The man, who worked as an office administrator, won his case at the Equality Tribunal after claiming he was victimised because of his sexual orientation.
He said he was subjected to comments about his sexuality and dress style, while workers claimed he was having a homosexual relationship with a colleague.
The man, who did not wish to be named, said staff told him the only reason he got the job was because his father was a member of the board.
He said this made the atmosphere very unwelcoming after he got the job in 2008.
The worker said an assistant manager made comments about his "camp" accent and told staff not to ask him for help with IT issues, although he was the contact person for these queries.
The officer worker said he overheard conversations between board members in which one man asked if he was gay, which was followed by laughter. He said the man said: "I had better not be left alone in a room with him. I hope it's not contagious."
The office worker said he was so upset, he went to the toilet to compose himself, but was afraid to make a complaint in case he lost his job.
He said a colleague told him that he had heard another staff member refer to him as "one of them, a queer, like".

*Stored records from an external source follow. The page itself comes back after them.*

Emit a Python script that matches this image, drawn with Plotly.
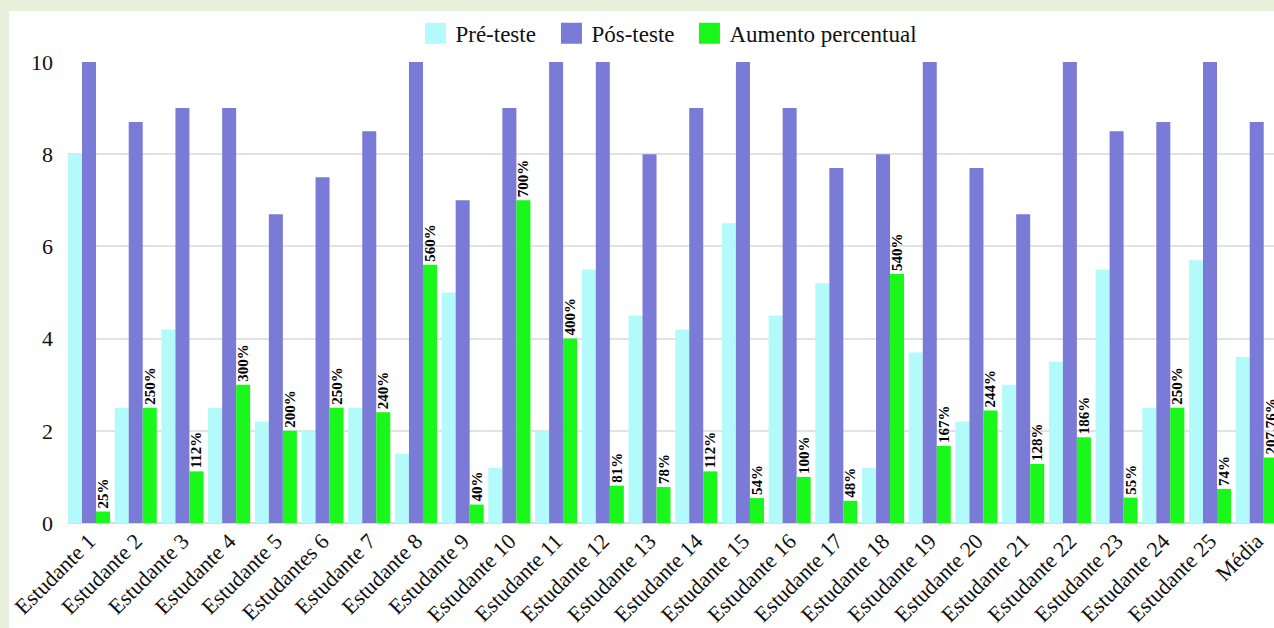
import plotly.graph_objects as go

categorias = ["Estudante 1", "Estudante 2", "Estudante 3", "Estudante 4", "Estudante 5",
              "Estudantes 6", "Estudante 7", "Estudante 8", "Estudante 9", "Estudante 10",
              "Estudante 11", "Estudante 12", "Estudante 13", "Estudante 14", "Estudante 15",
              "Estudante 16", "Estudante 17", "Estudante 18", "Estudante 19", "Estudante 20",
              "Estudante 21", "Estudante 22", "Estudante 23", "Estudante 24", "Estudante 25",
              "Média"]
pre_teste = [8.0, 2.5, 4.2, 2.5, 2.2, 2.0, 2.5, 1.5, 5.0, 1.2, 2.0, 5.5, 4.5, 4.2, 6.5,
             4.5, 5.2, 1.2, 3.7, 2.2, 3.0, 3.5, 5.5, 2.5, 5.7, 3.6]
pos_teste = [10, 8.7, 9, 9, 6.7, 7.5, 8.5, 10, 7, 9, 10, 10, 8, 9, 10,
             9, 7.7, 8, 10, 7.7, 6.7, 10, 8.5, 8.7, 10, 8.7]
aumento = [0.25, 2.5, 1.12, 3.0, 2.0, 2.5, 2.4, 5.6, 0.4, 7.0, 4.0, 0.81, 0.78, 1.12, 0.54,
           1.0, 0.48, 5.4, 1.67, 2.44, 1.28, 1.86, 0.55, 2.5, 0.74, 1.42]
rotulos = ["25%", "250%", "112%", "300%", "200%", "250%", "240%", "560%", "40%", "700%",
           "400%", "81%", "78%", "112%", "54%", "100%", "48%", "540%", "167%", "244%",
           "128%", "186%", "55%", "250%", "74%", "207.76%"]
y_ticks = [0, 2, 4, 6, 8, 10]

series = ["Pré-teste", "Pós-teste", "Aumento percentual"]
cores = ["#b3fafa", "#7a7bd6", "#1af71a"]
larguras_legenda = [91, 93, None]
FONT = "Liberation Serif"

fig = go.Figure()
fig.add_trace(go.Bar(x=categorias, y=pre_teste, name=series[0], marker_color=cores[0],
                     marker_line_width=0, showlegend=False))
fig.add_trace(go.Bar(x=categorias, y=pos_teste, name=series[1], marker_color=cores[1],
                     marker_line_width=0, showlegend=False))
fig.add_trace(go.Bar(x=categorias, y=aumento, name=series[2], marker_color=cores[2],
                     marker_line_width=0, showlegend=False,
                     text=rotulos, textposition="outside", textangle=-90,
                     constraintext="none", cliponaxis=False,
                     textfont=dict(family=FONT, size=15, color="#000", weight="bold")))

# legend entries (larger square swatches)
for nome, cor, lw in zip(series, cores, larguras_legenda):
    tr = go.Scatter(x=[None], y=[None], mode="markers", name=nome,
                    marker=dict(symbol="square", size=16, color=cor,
                                line=dict(width=5, color=cor)))
    if lw:
        tr.legendwidth = lw
    fig.add_trace(tr)

fig.update_layout(
    width=1274, height=628,
    margin=dict(l=68, r=0, t=62, b=105, autoexpand=False),
    paper_bgcolor="#e9f1dd",
    plot_bgcolor="#ffffff",
    barmode="group", bargap=0.1, bargroupgap=0,
    font=dict(family=FONT, color="#111"),
    legend=dict(orientation="h", x=0.4983, xanchor="center", y=1.062, yanchor="middle",
                font=dict(family=FONT, size=23, color="#111"),
                bgcolor="rgba(0,0,0,0)"),
    shapes=[dict(type="rect", xref="paper", yref="paper",
                 x0=-0.0489, x1=1.02, y0=-0.3, y1=1.1106,
                 fillcolor="#ffffff", line_width=0, layer="below")],
)
fig.update_xaxes(type="category", range=[-0.45, 25.37], tickangle=-45,
                 tickfont=dict(family=FONT, size=22, color="#111"),
                 showgrid=False, showline=False, ticks="", automargin=False)
fig.update_yaxes(range=[0, 10], tickvals=y_ticks, showgrid=True, gridcolor="#e2e2e2",
                 gridwidth=2, zeroline=True, zerolinecolor="#dcdcdc", zerolinewidth=2,
                 tickfont=dict(family=FONT, size=22, color="#111"),
                 ticks="", ticklabelstandoff=14, automargin=False)

fig.write_html("out.html")
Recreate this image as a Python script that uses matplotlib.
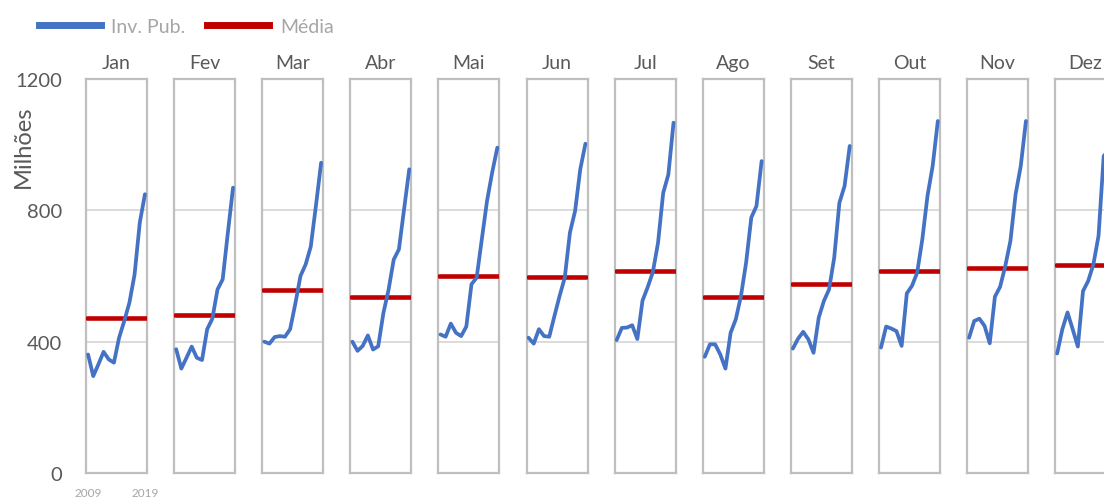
import matplotlib.pyplot as plt
from matplotlib.lines import Line2D


COLORS = {
    'azul': '#4472C4',
    'vermelho': '#C00000',
    'borda': '#BFBFBF',
    'grade': '#D9D9D9',
    'texto': '#595959',
    'texto_claro': '#A6A6A6',
}

plt.rcParams['font.family'] = ['Lato', 'DejaVu Sans']

meses = ['Jan', 'Fev', 'Mar', 'Abr', 'Mai', 'Jun',
         'Jul', 'Ago', 'Set', 'Out', 'Nov', 'Dez']
rotulos_anos = ['2009', '2019']

# investimento público por mês, um valor por ano (milhões)
inv_jan = [361, 295, 331, 369, 346, 336, 412, 463, 519, 605, 762, 849]
inv_fev = [377, 318, 351, 385, 351, 344, 438, 470, 559, 590, 732, 869]
inv_mar = [400, 394, 414, 417, 415, 438, 515, 600, 635, 690, 815, 945]
inv_abr = [400, 372, 387, 419, 376, 386, 487, 558, 650, 681, 803, 925]
inv_mai = [422, 415, 455, 427, 417, 446, 575, 595, 712, 828, 915, 991]
inv_jun = [412, 394, 438, 417, 415, 478, 539, 595, 732, 798, 925, 1003]
inv_jul = [405, 442, 443, 450, 408, 525, 566, 612, 701, 853, 909, 1067]
inv_ago = [354, 392, 392, 361, 318, 427, 468, 539, 641, 778, 813, 950]
inv_set = [379, 409, 430, 407, 366, 473, 524, 559, 656, 823, 874, 996]
inv_out = [382, 446, 440, 432, 387, 547, 570, 610, 712, 844, 935, 1072]
inv_nov = [412, 463, 470, 448, 395, 537, 567, 630, 707, 849, 935, 1072]
inv_dez = [364, 438, 489, 438, 385, 554, 585, 635, 722, 965, 985, 1040]

series = [inv_jan, inv_fev, inv_mar, inv_abr, inv_mai, inv_jun,
          inv_jul, inv_ago, inv_set, inv_out, inv_nov, inv_dez]

y_ticks = [0, 400, 800, 1200]

W, H = 1104, 502
fig = plt.figure(figsize=(W / 100, H / 100), dpi=100)
fig.patch.set_facecolor('white')


def _painel(i, valores):
    """Desenha um painel mensal com a série e a média"""
    left = 86 + i * 88.1
    ax = fig.add_axes([left / W, 28 / H, 61 / W, 394 / H])
    n = len(valores)
    xs = list(range(n))
    media = sum(valores) / n

    ax.set_xlim(-0.4, n - 1 + 0.4)
    ax.set_ylim(y_ticks[0], y_ticks[-1])
    ax.set_yticks(y_ticks)
    ax.grid(axis='y', color=COLORS['grade'], linewidth=1.3)
    ax.set_axisbelow(True)
    for sp in ax.spines.values():
        sp.set_color(COLORS['borda'])
        sp.set_linewidth(1.6)

    ax.plot([-0.2, n - 1 + 0.2], [media, media], color=COLORS['vermelho'],
            linewidth=3.3, solid_capstyle='round', zorder=3)
    ax.plot(xs, valores, color=COLORS['azul'], linewidth=2.7,
            solid_capstyle='round', solid_joinstyle='round', zorder=4)

    ax.set_title(meses[i], fontsize=14, color=COLORS['texto'], pad=8)

    if i == 0:
        ax.tick_params(axis='y', length=0, pad=17, labelsize=14.5,
                       labelcolor=COLORS['texto'])
        ax.set_xticks([0, n - 1])
        ax.set_xticklabels(rotulos_anos)
        ax.tick_params(axis='x', length=0, pad=10, labelsize=8.5,
                       labelcolor=COLORS['texto_claro'])
        ax.set_ylabel('Milhões', fontsize=17, color=COLORS['texto'])
        ax.yaxis.set_label_coords(-0.86, 0.83)
    else:
        ax.tick_params(left=False, labelleft=False, bottom=False,
                       labelbottom=False)
        ax.set_xticks([])
    return ax


for i, valores in enumerate(series):
    _painel(i, valores)

handles = [Line2D([], [], color=COLORS['azul'], linewidth=5),
           Line2D([], [], color=COLORS['vermelho'], linewidth=5)]
fig.legend(handles, ['Inv. Pub.', 'Média'], loc='upper left',
           bbox_to_anchor=(21 / W, 0.997), ncol=2, frameon=False,
           fontsize=14, labelcolor=COLORS['texto_claro'],
           handlelength=3.2, handletextpad=0.55, columnspacing=1.1)

fig.savefig('out.png', dpi=100, facecolor='white')
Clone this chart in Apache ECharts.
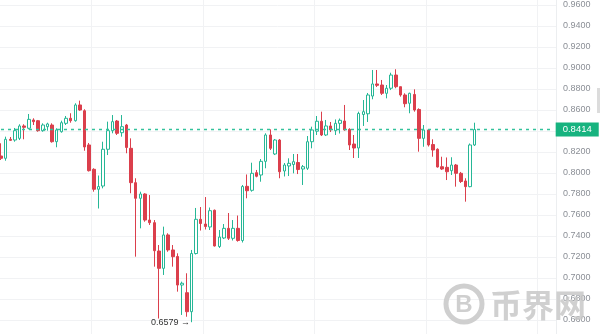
<!DOCTYPE html>
<html><head><meta charset="utf-8">
<script src="https://cdn.jsdelivr.net/npm/echarts/dist/echarts.min.js"></script>
<style>html,body{margin:0;padding:0;background:#fff}#c{width:600px;height:334px}</style>
</head><body><div id="c"></div>
<script>
// OHLC values (103 candles)
const opens = [0.8162,0.8140,0.8321,0.8314,0.8330,0.8448,0.8426,0.8505,0.8498,0.8403,
0.8441,0.8457,0.8298,0.8393,0.8473,0.8521,0.8498,0.8648,0.8593,0.8267,
0.8035,0.7845,0.7876,0.8226,0.8403,0.8495,0.8384,0.8457,0.8235,0.7908,
0.7759,0.7800,0.7552,0.7527,0.7257,0.7092,0.7410,0.7267,0.7205,0.6933,
0.6860,0.6679,0.7233,0.7559,0.7514,0.7486,0.7645,0.7300,0.7381,0.7473,
0.7378,0.7473,0.7357,0.7873,0.7835,0.8003,0.7981,0.8111,0.8362,0.8181,
0.8314,0.8019,0.8067,0.8081,0.8100,0.8038,0.8045,0.8298,0.8398,0.8493,
0.8362,0.8448,0.8403,0.8473,0.8495,0.8416,0.8276,0.8238,0.8557,0.8564,
0.8733,0.8848,0.8838,0.8759,0.8807,0.8933,0.8822,0.8743,0.8664,0.8748,
0.8605,0.8330,0.8410,0.8271,0.8226,0.8060,0.8054,0.8022,0.8076,0.7997,
0.7924,0.7870,0.8267];
const closes = [0.8140,0.8321,0.8311,0.8403,0.8448,0.8435,0.8511,0.8489,0.8403,0.8457,
0.8467,0.8298,0.8410,0.8479,0.8521,0.8498,0.8648,0.8600,0.8248,0.8022,
0.7845,0.7871,0.8226,0.8403,0.8489,0.8378,0.8441,0.8243,0.7908,0.7759,
0.7800,0.7552,0.7527,0.7260,0.7092,0.7410,0.7267,0.7203,0.6933,0.6950,
0.6679,0.7233,0.7559,0.7519,0.7490,0.7641,0.7305,0.7390,0.7473,0.7378,
0.7473,0.7357,0.7871,0.7831,0.7997,0.7969,0.8111,0.8362,0.8235,0.8314,
0.8012,0.8076,0.8092,0.8108,0.8033,0.8060,0.8298,0.8410,0.8493,0.8362,
0.8448,0.8410,0.8473,0.8502,0.8410,0.8267,0.8238,0.8567,0.8584,0.8743,
0.8848,0.8835,0.8759,0.8807,0.8933,0.8822,0.8743,0.8660,0.8759,0.8600,
0.8330,0.8410,0.8267,0.8219,0.8057,0.8038,0.8012,0.8076,0.7997,0.7919,
0.7870,0.8267,0.8414];
const lows = [0.8124,0.8117,0.8305,0.8298,0.8314,0.8321,0.8416,0.8457,0.8393,0.8393,
0.8403,0.8289,0.8245,0.8384,0.8457,0.8479,0.8489,0.8593,0.8212,0.8014,
0.7822,0.7662,0.7854,0.8171,0.8378,0.8362,0.8346,0.8188,0.7807,0.7203,
0.7473,0.7536,0.7505,0.7108,0.6614,0.7029,0.7250,0.7108,0.6870,0.6648,
0.6631,0.6579,0.7224,0.7452,0.7462,0.7457,0.7300,0.7286,0.7371,0.7362,
0.7357,0.7346,0.7338,0.7759,0.7822,0.7959,0.7917,0.8045,0.8219,0.8171,
0.7950,0.7967,0.7971,0.7997,0.7990,0.7886,0.8029,0.8235,0.8362,0.8352,
0.8352,0.8390,0.8362,0.8376,0.8403,0.8219,0.8143,0.8143,0.8448,0.8486,
0.8702,0.8819,0.8743,0.8711,0.8790,0.8807,0.8727,0.8626,0.8569,0.8584,
0.8203,0.8250,0.8252,0.8155,0.8052,0.8029,0.7933,0.7981,0.7870,0.7905,
0.7727,0.7864,0.8257];
const highs = [0.8283,0.8346,0.8343,0.8429,0.8464,0.8464,0.8562,0.8521,0.8505,0.8473,
0.8479,0.8473,0.8426,0.8498,0.8543,0.8569,0.8664,0.8689,0.8607,0.8286,
0.8045,0.7976,0.8298,0.8489,0.8552,0.8505,0.8552,0.8467,0.8330,0.7950,
0.7822,0.7807,0.7790,0.7552,0.7314,0.7489,0.7426,0.7314,0.7235,0.6965,
0.7045,0.7267,0.7667,0.7676,0.7771,0.7671,0.7652,0.7457,0.7514,0.7619,
0.7552,0.7595,0.7886,0.7986,0.8098,0.8029,0.8133,0.8378,0.8416,0.8324,
0.8324,0.8095,0.8140,0.8181,0.8181,0.8076,0.8352,0.8441,0.8543,0.8584,
0.8505,0.8486,0.8510,0.8519,0.8648,0.8426,0.8362,0.8584,0.8695,0.8762,
0.8981,0.8981,0.8886,0.8838,0.8955,0.8988,0.8822,0.8759,0.8765,0.8797,
0.8616,0.8457,0.8416,0.8321,0.8235,0.8155,0.8148,0.8150,0.8086,0.8010,
0.7950,0.8281,0.8479];
const emptySlots = 17; // blank space to the right of the last candle
const yTicks = {min: 0.64, max: 0.98, step: 0.02};
const lastPrice = closes[closes.length - 1];

const categories = opens.map((_, i) => 'K' + (i + 1));
for (let i = 0; i < emptySlots; i++) categories.push('');
const kData = opens.map((o, i) => [o, closes[i], lows[i], highs[i]]);
const lastLine = categories.map(() => lastPrice); // horizontal current-price line

const UP = '#26b796', DOWN = '#db3f4c', LAST = '#34c29c';
const FONT = 'Liberation Sans, Arial, sans-serif';
const chart = echarts.init(document.getElementById('c'), null, {renderer: 'canvas'});
chart.setOption({
  animation: false,
  backgroundColor: '#ffffff',
  grid: {left: -1.32, right: 44, top: -16, bottom: -7, containLabel: false, outerBoundsMode: 'none'},
  xAxis: {
    type: 'category', data: categories, boundaryGap: true,
    axisLine: {show: false}, axisTick: {show: false}, axisLabel: {show: false},
    splitLine: {show: true, interval: (i) => i % 24 === 20, lineStyle: {color: '#f1f2f4', width: 1}}
  },
  yAxis: {
    type: 'value', position: 'right', scale: true,
    min: yTicks.min, max: yTicks.max, interval: yTicks.step,
    axisLine: {show: true, lineStyle: {color: '#eceef0'}},
    axisTick: {show: false},
    axisLabel: {
      margin: 7, color: '#8b8f96', fontSize: 9, fontFamily: FONT,
      formatter: (v) => Math.abs(v - 0.84) < 1e-6 ? '' : v.toFixed(4)
    },
    splitLine: {show: true, lineStyle: {color: '#f1f2f4', width: 1}}
  },
  series: [{
    type: 'candlestick',
    data: kData,
    barWidth: 3,
    clip: false,
    z: 3,
    itemStyle: {color: '#ffffff', color0: DOWN, borderColor: UP, borderColor0: DOWN, borderWidth: 1},
    markPoint: {
      symbol: 'circle', symbolSize: 1,
      itemStyle: {color: 'rgba(0,0,0,0)'},
      label: {
        show: true, position: 'left', distance: 1,
        color: '#333', fontSize: 9, fontFamily: FONT,
        formatter: (p) => Number(p.value).toFixed(4) + ' \u2192'
      },
      data: [{type: 'min', valueDim: 'lowest'}]
    }
  }, {
    type: 'line',
    data: lastLine,
    symbol: 'none',
    silent: true,
    z: 4,
    itemStyle: {color: LAST},
    lineStyle: {color: LAST, type: [3, 4], width: 1.6},
    endLabel: {
      show: true, distance: 2,
      formatter: () => lastPrice.toFixed(4),
      backgroundColor: '#17b37f', color: '#ffffff', fontSize: 9.5, fontFamily: FONT,
      padding: [2, 7, 2, 7]
    }
  }],
  graphic: [
    {type: 'rect', shape: {x: 597, y: 88, width: 3, height: 25}, style: {fill: '#dcdcdc'}, z: 10},
    {type: 'circle', shape: {cx: 464, cy: 304, r: 18}, style: {fill: 'none', stroke: '#cfcfcf', lineWidth: 5}, z: 10, silent: true},
    {type: 'text', x: 464, y: 305, style: {text: 'B', fill: '#cfcfcf', font: 'bold 24px "Liberation Sans", Arial, sans-serif', align: 'center', verticalAlign: 'middle'}, z: 10, silent: true},
    {type: 'text', x: 490, y: 305, style: {text: '币界网', fill: 'rgba(200,200,200,0.85)', font: 'bold 32px "Noto Sans CJK SC", sans-serif', align: 'left', verticalAlign: 'middle'}, z: 10, silent: true}
  ]
});
</script>
</body></html>
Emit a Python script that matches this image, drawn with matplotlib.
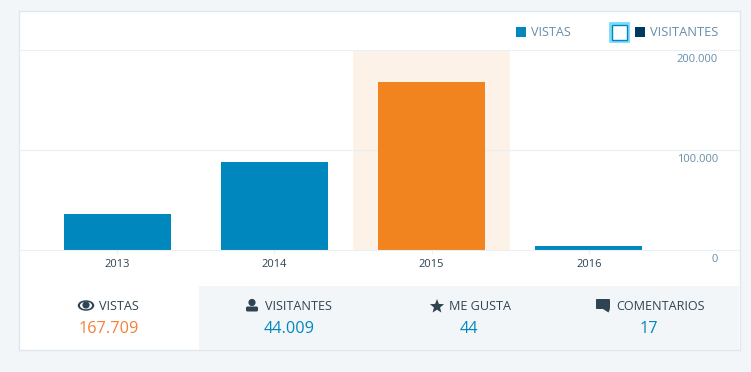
import matplotlib
matplotlib.use('Agg')
import matplotlib.pyplot as plt
import numpy as np
from matplotlib.patches import Rectangle, Circle, Ellipse, Polygon, FancyBboxPatch

plt.rcParams['font.family'] = ['Open Sans', 'DejaVu Sans']

years = ['2013', '2014', '2015', '2016']
vistas = [36000, 88000, 168000, 4000]
y_ticks = [0, 100000, 200000]
y_labels = ['0', '100.000', '200.000']
highlight = 2

tab_labels = ['VISTAS', 'VISITANTES', 'ME GUSTA', 'COMENTARIOS']
tab_values = ['167.709', '44.009', '44', '17']

BLUE = '#0087be'
ORANGE = '#f2841f'
NAVY = '#00395f'
DARK = '#2e4453'
GREY = '#668eaa'
LINE = '#e9eff3'
BG = '#f3f6f8'

W, H = 751, 372
fig = plt.figure(figsize=(W / 100, H / 100), dpi=100, facecolor=BG)

# page layer in pixels, y going down like the screenshot
bg = fig.add_axes([0, 0, 1, 1], zorder=0)
bg.set_xlim(0, W)
bg.set_ylim(H, 0)
bg.axis('off')
bg.add_patch(Rectangle((18.5, 11), 721, 339, fc='white', ec='#dfe7ee', lw=1))
bg.add_patch(Rectangle((199, 286), 540, 64, fc=BG, ec='none'))

# chart
ax = fig.add_axes([19 / W, 1 - 250 / H, 720 / W, 200 / H], zorder=1)
ax.patch.set_alpha(0)
x = np.arange(len(years))
ax.axvspan(highlight - 0.5, highlight + 0.5, color='#fdf2e8', lw=0, zorder=0)
colors = [ORANGE if i == highlight else BLUE for i in x]
ax.bar(x, vistas, width=0.68, color=colors, zorder=2)
ax.set_xlim(-0.6245, 3.955)
ax.set_ylim(0, 200000)
for t in y_ticks[1:]:
    ax.axhline(t, color=LINE, lw=0.8, zorder=1, clip_on=False)
for s in ['top', 'left', 'right']:
    ax.spines[s].set_visible(False)
ax.spines['bottom'].set_color(LINE)
ax.set_xticks(x)
ax.set_xticklabels(years, fontsize=8, color=DARK)
ax.tick_params(axis='x', length=3, width=0.8, color=LINE, pad=3.7)
ax.set_yticks([])
for t, lab in zip(y_ticks, y_labels):
    ax.annotate(lab, xy=(1, t), xycoords=ax.get_yaxis_transform(), xytext=(-15, -6.5),
                textcoords='offset points', ha='right', va='center', fontsize=8, color=GREY)

# top layer in pixels for legend and tabs
ov = fig.add_axes([0, 0, 1, 1], zorder=2)
ov.set_xlim(0, W)
ov.set_ylim(H, 0)
ov.axis('off')

ov.add_patch(Rectangle((516, 27), 10, 10, fc=BLUE, ec='none'))
ov.text(531, 33, 'VISTAS', fontsize=9.1, color=GREY, va='center', ha='left')
ov.add_patch(Rectangle((610, 23), 18, 18, fc='white', ec='#78dcfa', lw=2))
ov.add_patch(Rectangle((611.5, 24.5), 15, 15, fc='white', ec=BLUE, lw=1))
ov.add_patch(Rectangle((635, 27), 10, 10, fc=NAVY, ec='none'))
ov.text(650, 33, 'VISITANTES', fontsize=9.3, color=GREY, va='center', ha='left')

label_x = [99, 265, 449, 616]
value_x = [108.5, 289, 469, 649]
for i in range(4):
    ov.text(label_x[i], 307, tab_labels[i], fontsize=9.1, color=DARK, va='center', ha='left')
    ov.text(value_x[i], 329, tab_values[i], fontsize=11.7, va='center', ha='center',
            color='#f77f38' if i == 0 else BLUE)

# eye
ov.add_patch(Ellipse((86, 305.5), 16.5, 10.5, fc=DARK, ec='none'))
ov.add_patch(Ellipse((86, 305.5), 12, 7.5, fc='white', ec='none'))
ov.add_patch(Circle((86, 305), 3.6, fc=DARK, ec='none'))
# person
ov.add_patch(Circle((252, 302.5), 3.6, fc=DARK, ec='none'))
ov.add_patch(FancyBboxPatch((247.5, 308), 9, 2, boxstyle='round,pad=1.5', fc=DARK, ec='none'))
# star
ang = np.pi / 2 + np.arange(10) * np.pi / 5
rad = np.where(np.arange(10) % 2 == 0, 7.5, 3.2)
ov.add_patch(Polygon(np.c_[437 + rad * np.cos(ang), 306.5 - rad * np.sin(ang)], fc=DARK, ec='none'))
# comment
ov.add_patch(FancyBboxPatch((597, 300), 12, 8, boxstyle='round,pad=1', fc=DARK, ec='none'))
ov.add_patch(Polygon([[603, 309], [610, 309], [608.5, 312.5]], fc=DARK, ec='none'))

fig.savefig('out.png', dpi=100, facecolor=fig.get_facecolor())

The worker said a female colleague referred to him constantly as "one of the girls", while other colleagues made insulting comments about his dress and manner. He said one colleague often made comments like "do you like taking it up the back passage?"
The worker said he was aware there were unfounded and hurtful rumours that he was in a homosexual relationship with the credit union's treasurer.
He said he felt constantly on edge at work and physically sick due to the harassment.
Although he made a complaint to management, they did not address the harassment or bullying at a meeting, he claimed.
He said they claimed he had taken a company laptop and one manager thumped the table, and threatened him with legal action.
The man said the laptop had been given to him instead of a salary increase or bonus.
He said he made a formal complaint but there was no investigation, but he got a letter to say there were not sufficient grounds to back up his grievance.
The credit union denied that it treated him badly because of his sexuality, or that there was a homophobic atmosphere in the office.
Colleagues denied they made discriminatory comments.
An Equality Officer found that the credit union discriminated against the man as he was harassed on the grounds of his sexual orientation.
It awarded him €8,000 in respect of the discrimination, and €16,000 in respect of the victimisation he suffered.
The man's solicitor said he wished to remain anonymous during the case, and was not willing to comment because the employer still had time to appeal the result.